Latin American secondary cities are locations of economic and social development. According to the Development Bank of Latin America, these urban areas are home to 32% of Latin Americans and are estimated to include 17% of GDP. In Latin America, where primary cities long monopolized growth, secondary cities like Tijuana, Curitiba, Temuco, Salvador, and Belém are booming, "with the fastest growth of all occurring cities with between 100,000 and 500,000 inhabitants."

== Future ==
In the future, secondary cities will have a strong influence on the economic development of countries. While the importance of secondary cities is increasingly recognised, growing inequalities are emerging between systems of cities and regions, with metropolitan areas often prospering at the expense of smaller cities and rural areas. Secondary cities are areas where experimental strategies and innovative planning can be tested.
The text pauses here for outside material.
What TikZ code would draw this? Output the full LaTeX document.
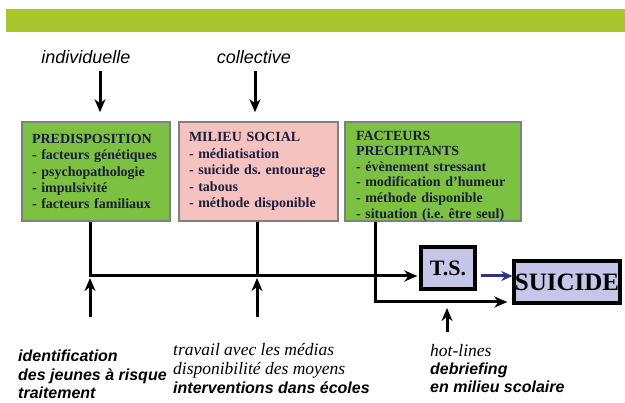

Networks are critical to improving the level of communications, exchange and movement among systems of secondary cities. Many networks will require investment in hard infrastructure, such as transport and communications, and soft infrastructure to facilitate greater economic, social, cultural and governance exchange. This involves building city, industry and firm partnerships, as well as collaborative governance and economic development. Collaboration is vital to finance hard and soft strategic infrastructure, through arrangements to share revenue as well as development, operating and maintenance costs. If enhanced connectivity is to be used as a strategy to support the economic development of secondary cities, policy makers must understand the need for integration of hard and soft connectivity elements, and how governments can facilitate their development. If the efficiency of secondary cities were to improve this could increase the GDP of many poor cities and rural regions.